Here, to begin with, is the exhaustive list of Coca-Cola products you will have to boycott if you found the soda company's stirring, patriotic ad aired during the Super Bowl offensive.

Apparently, my Facebook newsfeed wasn't the only place lighting up with threats of boycotts after the Coke ad, featuring the singing of what I feel should be our National Anthem — America the Beautiful — in eight different languages aired.

It also, I discovered later, featured two gay dads in it.

I don't see how you could not like this ad. Of course, as I have mentioned before, I am the grandson of an Albanian immigrant who made his way to America more than a century ago. I understood what Coke was doing, besides selling soda, and appreciated what they were doing.

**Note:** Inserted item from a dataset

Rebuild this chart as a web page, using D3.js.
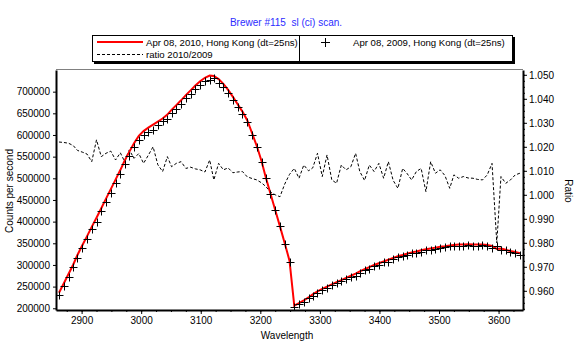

I am proud of my heritage and don't feel the multi-lingual singing of one of our most treasured patriotic anthems in any way desecrates the flag, the Constitution or the Declaration of Independence that a group of immigrants crafted when they built this new nation.

We seem to have forgotten, in our lust to wrap ourselves in the red, white and blue, that we wouldn't be here if it weren't for the British, the Irish, the Germans, the Greeks, the Italians and Albanians and a multitude of other nationalities that built this country.

Those who are not sons or grandsons of the foreign-speaking immigrants like myself — my grandfather spoke Albanian, Greek and learned English, by the way — seemed to be the ones most offended by this tribute to the people who worked to make this nation what it is today. “How dare they sing that song in a foreign language!” some screamed on their social media news feeds, many thinking it was God Bless America they were singing. “In America we speak English!”

In America we do speak English, but I know when my grandfather was with his Greek and Albanian friends, he spoke their language and I'm not so sure what's wrong with that.

One of the most important things most strive to do when they come to this country is learn the language. That doesn't mean, however, you lose your cultural identity in the process. This is what makes our country so great, the fact we were once known as a great melting pot where all were welcomed. Now many seem to have developed this great sense of arrogance that we should forget where we came from and develop this tired, worn mentality that if “them foreign folks” ain't speaking the language they should be shipped back to where ever they came from. To me that's not even close to being patriotic, it's close to being ignorant and forgetting the great folks who made this nation what it is.

I'm grateful my grandfather came over here because without the voyage he made as a 17-year-old Albanian, I would not be here. I'm grateful Coca-Cola took a pause to refresh our memories that our forefathers and mothers were at one time immigrants, new people to this country.

No one should squawk too loudly when we encounter someone willing to come here, someone willing to learn the language, but is not willing to give up their own heritage and culture.